3. Julie Bindel, Independent, ‘If women's rights are human rights, why do organisations push for the decriminalisation of prostitution?’

More of an opinion piece than hard-core journalism, the article is nevertheless an important story, tackling head-on an elephant in the room, and the dubious nature of the thought behind the push for decriminalising the oldest profession in the world.
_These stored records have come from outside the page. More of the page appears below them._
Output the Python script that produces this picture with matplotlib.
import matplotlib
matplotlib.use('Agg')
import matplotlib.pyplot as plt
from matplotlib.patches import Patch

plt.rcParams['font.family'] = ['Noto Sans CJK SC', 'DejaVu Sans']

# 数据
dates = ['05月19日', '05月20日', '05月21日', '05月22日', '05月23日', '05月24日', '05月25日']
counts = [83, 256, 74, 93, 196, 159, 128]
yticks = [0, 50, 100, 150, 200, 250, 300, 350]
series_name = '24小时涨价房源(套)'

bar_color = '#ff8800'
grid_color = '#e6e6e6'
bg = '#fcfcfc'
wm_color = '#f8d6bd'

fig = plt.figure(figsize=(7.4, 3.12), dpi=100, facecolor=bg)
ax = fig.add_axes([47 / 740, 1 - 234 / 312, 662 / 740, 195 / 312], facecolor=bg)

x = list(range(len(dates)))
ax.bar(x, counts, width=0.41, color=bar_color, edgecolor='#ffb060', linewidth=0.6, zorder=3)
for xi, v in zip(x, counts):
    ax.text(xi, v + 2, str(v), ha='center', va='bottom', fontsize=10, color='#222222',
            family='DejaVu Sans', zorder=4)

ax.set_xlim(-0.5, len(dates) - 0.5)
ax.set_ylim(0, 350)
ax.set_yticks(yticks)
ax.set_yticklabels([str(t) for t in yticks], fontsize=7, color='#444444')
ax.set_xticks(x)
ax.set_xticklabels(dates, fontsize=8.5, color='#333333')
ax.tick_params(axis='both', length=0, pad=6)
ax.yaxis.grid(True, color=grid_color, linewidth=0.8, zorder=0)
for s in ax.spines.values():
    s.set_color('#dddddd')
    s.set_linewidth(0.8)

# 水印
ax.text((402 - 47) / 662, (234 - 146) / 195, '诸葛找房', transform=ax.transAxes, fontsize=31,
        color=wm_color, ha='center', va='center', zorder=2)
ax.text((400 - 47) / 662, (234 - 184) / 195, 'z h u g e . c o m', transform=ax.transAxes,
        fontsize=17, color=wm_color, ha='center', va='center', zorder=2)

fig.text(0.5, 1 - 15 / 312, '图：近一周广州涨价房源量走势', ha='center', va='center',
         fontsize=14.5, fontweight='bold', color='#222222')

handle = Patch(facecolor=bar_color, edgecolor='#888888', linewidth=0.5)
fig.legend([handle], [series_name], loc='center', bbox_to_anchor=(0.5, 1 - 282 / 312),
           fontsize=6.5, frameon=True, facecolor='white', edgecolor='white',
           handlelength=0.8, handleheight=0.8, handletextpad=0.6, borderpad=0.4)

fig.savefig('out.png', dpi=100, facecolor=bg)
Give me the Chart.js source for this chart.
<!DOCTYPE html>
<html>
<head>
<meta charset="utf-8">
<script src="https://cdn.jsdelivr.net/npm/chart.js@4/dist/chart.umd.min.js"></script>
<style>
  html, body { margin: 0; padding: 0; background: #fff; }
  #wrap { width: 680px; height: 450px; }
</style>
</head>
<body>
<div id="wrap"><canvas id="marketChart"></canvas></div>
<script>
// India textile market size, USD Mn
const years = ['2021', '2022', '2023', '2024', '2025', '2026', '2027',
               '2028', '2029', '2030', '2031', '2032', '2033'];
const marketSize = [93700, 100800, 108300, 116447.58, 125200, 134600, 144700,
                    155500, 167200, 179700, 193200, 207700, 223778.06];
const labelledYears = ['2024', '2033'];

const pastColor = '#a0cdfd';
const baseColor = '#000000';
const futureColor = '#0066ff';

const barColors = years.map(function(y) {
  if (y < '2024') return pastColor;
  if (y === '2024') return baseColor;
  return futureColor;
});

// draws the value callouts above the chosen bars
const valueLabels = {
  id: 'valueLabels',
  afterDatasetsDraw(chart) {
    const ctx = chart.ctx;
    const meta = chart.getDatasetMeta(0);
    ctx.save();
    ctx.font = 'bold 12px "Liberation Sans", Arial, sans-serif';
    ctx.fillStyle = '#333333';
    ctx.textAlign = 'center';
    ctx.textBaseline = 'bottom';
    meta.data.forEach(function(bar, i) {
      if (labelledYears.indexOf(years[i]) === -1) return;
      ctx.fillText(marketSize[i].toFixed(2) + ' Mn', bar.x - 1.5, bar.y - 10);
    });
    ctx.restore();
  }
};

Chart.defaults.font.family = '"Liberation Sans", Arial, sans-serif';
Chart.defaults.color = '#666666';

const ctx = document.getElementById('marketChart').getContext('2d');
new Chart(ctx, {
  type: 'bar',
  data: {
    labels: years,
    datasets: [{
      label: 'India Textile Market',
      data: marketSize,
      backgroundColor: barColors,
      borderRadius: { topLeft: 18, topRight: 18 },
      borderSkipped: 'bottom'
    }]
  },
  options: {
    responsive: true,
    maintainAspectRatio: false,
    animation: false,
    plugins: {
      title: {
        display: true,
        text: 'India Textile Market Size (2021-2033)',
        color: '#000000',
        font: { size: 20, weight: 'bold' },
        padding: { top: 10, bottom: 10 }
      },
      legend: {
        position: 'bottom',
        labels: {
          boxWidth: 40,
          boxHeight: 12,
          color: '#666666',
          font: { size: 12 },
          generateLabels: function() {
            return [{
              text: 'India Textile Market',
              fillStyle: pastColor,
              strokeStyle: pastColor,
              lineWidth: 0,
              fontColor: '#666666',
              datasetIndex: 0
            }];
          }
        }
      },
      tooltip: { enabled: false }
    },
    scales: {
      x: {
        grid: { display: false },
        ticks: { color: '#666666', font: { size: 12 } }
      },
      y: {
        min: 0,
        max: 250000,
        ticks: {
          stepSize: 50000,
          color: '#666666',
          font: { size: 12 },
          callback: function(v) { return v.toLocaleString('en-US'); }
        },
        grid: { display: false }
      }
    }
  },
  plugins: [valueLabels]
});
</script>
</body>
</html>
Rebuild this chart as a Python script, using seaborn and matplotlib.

It brings out, in a sharp, barb-y tone, the inherent patriarchy in our honest attempts to do some good.


http://www.independent.co.uk


4. Lisbeth Zornig Anderson, Granta, ‘When Denmark Criminalised Kindness’

An autobiographical narrative of one woman's attempts to help refugees, it throws into sharp relief the attitude of officials and governments, and the high-horsed looking down by European decision makers on incoming refugees, and the hidden discrimination and prejudice that still exists within.


https://granta.com/denmark-criminalised-kindness/


5. Oliver Holmes, The Guardian, ‘Massacre at Tula Toli: Rohingya recall horror of Myanmar army attack’

When the story of the Rohingya people broke, the attacks had just begun, and half of the world was still coming to terms with the idea that a deliberate, army-led bloodbath could take place in Nobel Laureate Aung San Suu Kyi's Burma. This article came out barely a week into the horror, and brought the stories of people from one village into focus, bringing global attention to the third-world country.